Now, O’Brien says, it’s time for the Very Group to deploy personalisation variations against its organised data, of which she estimated there are around 20,000 possibilities and described as “super exciting.”
Lovehoney: managing ‘analysis paralysis’
Lovehoney’s chief commercial officer Debbie Bond believes the brand has reinterpreted its approach to personalisation. No longer does it simply add a customer’s name to an email, instead it personalises the experience across the whole website using behavioural segmentation.
“We’re able to inject real-time content based on whether a customer came from an email or a Google search, and their purchasing history. We’re also able to help if we see people getting stuck. For example, they might need live chat support, so we can interject in a way we could never have done before,” says Bond.
She adds: “Customisation also means we won’t frighten off a customer who is new to our category and just interested to have a look around, versus a regular that’s coming in to see what cool new thing they can add to their toolbox at home.
Understanding customers at that level is critical to getting the right message and the right product at the right point of their shopping experience.” However, Bond noted that personalisation, when done incorrectly, can lead to “unnecessary complexity.”
“It creates an enormous amount of work, with very little payback. One of my biggest challenges with the team is managing ‘analysis paralysis,’ and knowing when to stop because you’ve got enough information to make a quality decision,” says Bond.

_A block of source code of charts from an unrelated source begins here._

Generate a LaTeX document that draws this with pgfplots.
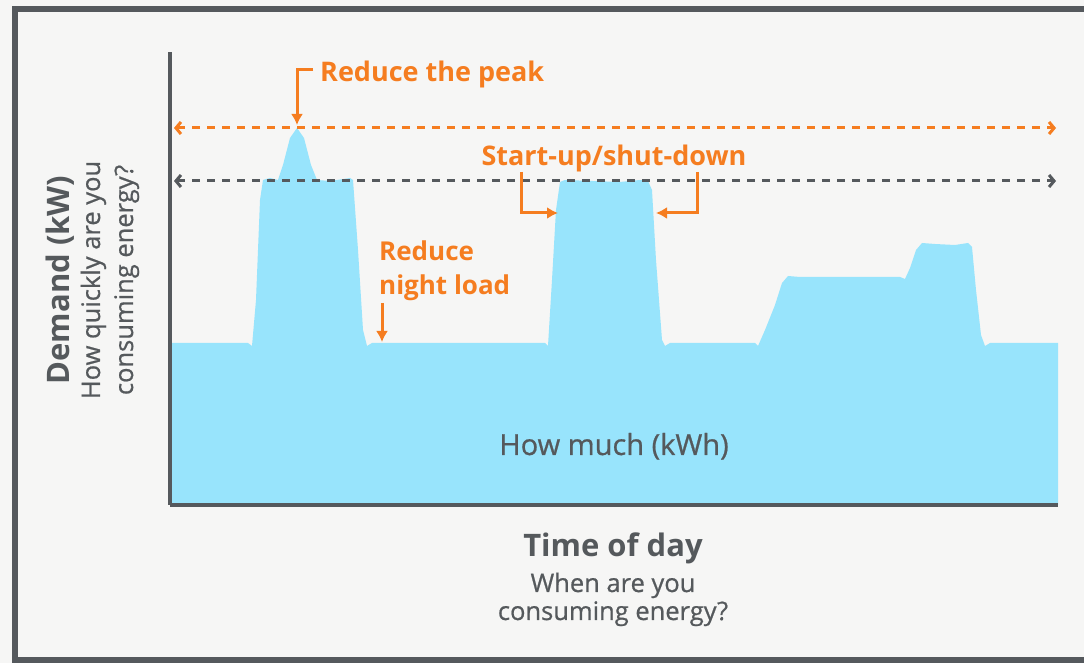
\documentclass[border=0pt]{standalone}
\usepackage{fontspec}
\setmainfont{Open Sans}
\newfontfamily\medfont{Open Sans}[FakeBold=0.7]
\usepackage{pgfplots}
\pgfplotsset{compat=1.18}
\usetikzlibrary{arrows.meta}
\definecolor{bg}{RGB}{246,246,245}
\definecolor{framec}{RGB}{85,89,93}
\definecolor{fillblue}{RGB}{152,228,252}
\definecolor{orng}{RGB}{245,125,32}
\definecolor{txtgray}{RGB}{85,89,92}
\begin{document}
\begin{tikzpicture}
\useasboundingbox (0,0) rectangle (1084pt,663pt);
\fill[bg] (0,0) rectangle (1084pt,663pt);
\draw[framec, line width=6pt] (1095pt,654pt) -- (15pt,654pt) -- (15pt,3pt) -- (1095pt,3pt);
\begin{axis}[
  at={(170pt,158pt)}, anchor=south west,
  scale only axis, width=888pt, height=453pt,
  xmin=170, xmax=1058, ymin=0, ymax=453,
  axis lines=left, axis line style={draw=framec, line width=4pt, -},
  ticks=none, clip=false, axis on top,
]
\addplot[fill=fillblue, draw=none] coordinates {
(170,162) (248,162) (252,159) (256,205) (260,305) (263,325) (270,327) (278,325)
(283,340) (290,367) (297,377) (304,367) (311,340) (317,325) (330,324) (350,327)
(353,325) (358,255) (363,175) (367,159) (372,162) (545,162) (548,159) (552,225)
(556,295) (560,323) (565,325) (620,323) (640,325) (648,324) (652,315) (656,245)
(662,165) (665,159) (670,162) (755,162) (758,159) (765,175) (775,200) (782,222)
(788,229) (800,228) (900,228) (905,226) (910,237) (916,255) (922,262) (935,261)
(955,260) (968,262) (972,258) (976,215) (981,170) (985,159) (990,162) (1058,162)
} \closedcycle;
\addplot[orng, line width=3pt, dash pattern=on 8pt off 7pt,
  {Straight Barb[length=5pt,width=12pt]}-{Straight Barb[length=5pt,width=12pt]}]
  coordinates {(174,377) (1056,377)};
\addplot[framec, line width=3pt, dash pattern=on 8pt off 7pt,
  {Straight Barb[length=5pt,width=12pt]}-{Straight Barb[length=5pt,width=12pt]}]
  coordinates {(174,324) (1056,324)};
% annotations
\draw[orng, line width=3pt, -{Latex[length=11pt,width=12pt]}] (axis cs:313,435) -- (axis cs:297,435) -- (axis cs:297,380);
\draw[orng, line width=3pt, -{Latex[length=11pt,width=12pt]}] (axis cs:521,333) -- (axis cs:521,292) -- (axis cs:558,292);
\draw[orng, line width=3pt, -{Latex[length=11pt,width=12pt]}] (axis cs:697,333) -- (axis cs:697,292) -- (axis cs:656,292);
\draw[orng, line width=3pt, -{Latex[length=11pt,width=12pt]}] (axis cs:382,202) -- (axis cs:382,163);
\node[orng, anchor=base west, inner sep=0pt, font=\fontsize{27}{32}\selectfont\bfseries] at (axis cs:320,423) {Reduce the peak};
\node[orng, anchor=base, inner sep=0pt, font=\fontsize{27}{32}\selectfont\bfseries] at (axis cs:614,339) {Start-up/shut-down};
\node[orng, anchor=base west, inner sep=0pt, font=\fontsize{26}{32}\selectfont\bfseries] at (axis cs:379,244) {Reduce};
\node[orng, anchor=base west, inner sep=0pt, font=\fontsize{26}{32}\selectfont\bfseries] at (axis cs:379,210) {night load};
\node[txtgray, anchor=base, inner sep=0pt, font=\fontsize{29}{34}\selectfont\medfont] at (axis cs:614,50) {How much (kWh)};
\node[txtgray, anchor=base, inner sep=0pt, font=\fontsize{31}{36}\selectfont\bfseries] at (axis cs:613,-52) {Time of day};
\node[txtgray, anchor=base, inner sep=0pt, font=\fontsize{25.5}{30}\selectfont\medfont] at (axis cs:613,-87) {When are you};
\node[txtgray, anchor=base, inner sep=0pt, font=\fontsize{25.5}{30}\selectfont\medfont] at (axis cs:613,-115) {consuming energy?};
\node[txtgray, rotate=90, anchor=base, inner sep=0pt, font=\fontsize{31}{36}\selectfont\bfseries] at (axis cs:70,225) {Demand (kW)};
\node[txtgray, rotate=90, anchor=base, inner sep=0pt, font=\fontsize{25.5}{30}\selectfont\medfont] at (axis cs:100,225) {How quickly are you};
\node[txtgray, rotate=90, anchor=base, inner sep=0pt, font=\fontsize{25.5}{30}\selectfont\medfont] at (axis cs:133,225) {consuming energy?};
\end{axis}
\end{tikzpicture}
\end{document}
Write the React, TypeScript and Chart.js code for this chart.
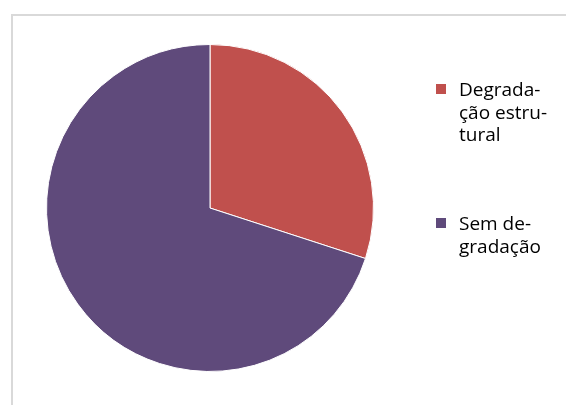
import React, { useEffect, useRef } from "react";
import { Chart, registerables } from "chart.js";

Chart.register(...registerables);

const categories = ["Degradação estrutural", "Sem degradação"];
const values = [30, 70];
const colors = ["#C0504D", "#5F4A7B"];
const legendLines = [
  ["Degrada-", "ção estru-", "tural"],
  ["Sem de-", "gradação"],
];

const frameAndLegend = {
  id: "frameAndLegend",
  afterDraw(chart: any) {
    const ctx = chart.ctx as CanvasRenderingContext2D;
    ctx.save();
    ctx.strokeStyle = "#D9D9D9";
    ctx.lineWidth = 2;
    ctx.strokeRect(12, 15, 700, 600);

    ctx.font = "19px 'Open Sans'";
    ctx.textBaseline = "alphabetic";
    const tops = [96, 230];
    const lineH = 22.5;
    legendLines.forEach((lines, i) => {
      ctx.fillStyle = colors[i];
      ctx.fillRect(436, tops[i] - 12, 10, 10);
      ctx.fillStyle = "#000000";
      lines.forEach((t, j) => {
        ctx.fillText(t, 459, tops[i] + j * lineH);
      });
    });
    ctx.restore();
  },
};

export default function App() {
  const ref = useRef<HTMLCanvasElement | null>(null);
  useEffect(() => {
    if (!ref.current) return;
    const chart = new Chart(ref.current, {
      type: "pie",
      data: {
        labels: categories,
        datasets: [
          {
            data: values,
            backgroundColor: colors,
            borderColor: "#FFFFFF",
            borderWidth: 1,
          },
        ],
      },
      options: {
        responsive: false,
        animation: false,
        layout: { padding: { top: 44, bottom: 33, left: 45, right: 191 } },
        plugins: {
          legend: { display: false },
          tooltip: { enabled: false },
        },
      },
      plugins: [frameAndLegend],
    });
    return () => chart.destroy();
  }, []);
  return (
    <div style={{ position: "fixed", left: 0, top: 0, width: 566, height: 405, background: "#fff" }}>
      <canvas ref={ref} width={566} height={405} style={{ width: 566, height: 405 }} />
    </div>
  );
}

Emarsys chief executive Joanna Milliken acknowledged how the “massive amounts of data” marketers are working with is “a blessing and a curse,” feeling like “a never-ending game.”
She adds: “The more solutions and channels we have, the more data they create, and we need to consume. We’re just in this perpetual cycle of how we manage and balance that, using just the right amount of data to act in the right way.”
Milliken concludes: “The principle of marketing hasn’t changed. The intrinsic value of what we’re doing is to constantly improve how we meet customer expectations. I see a lot of progressive thinking within this group.”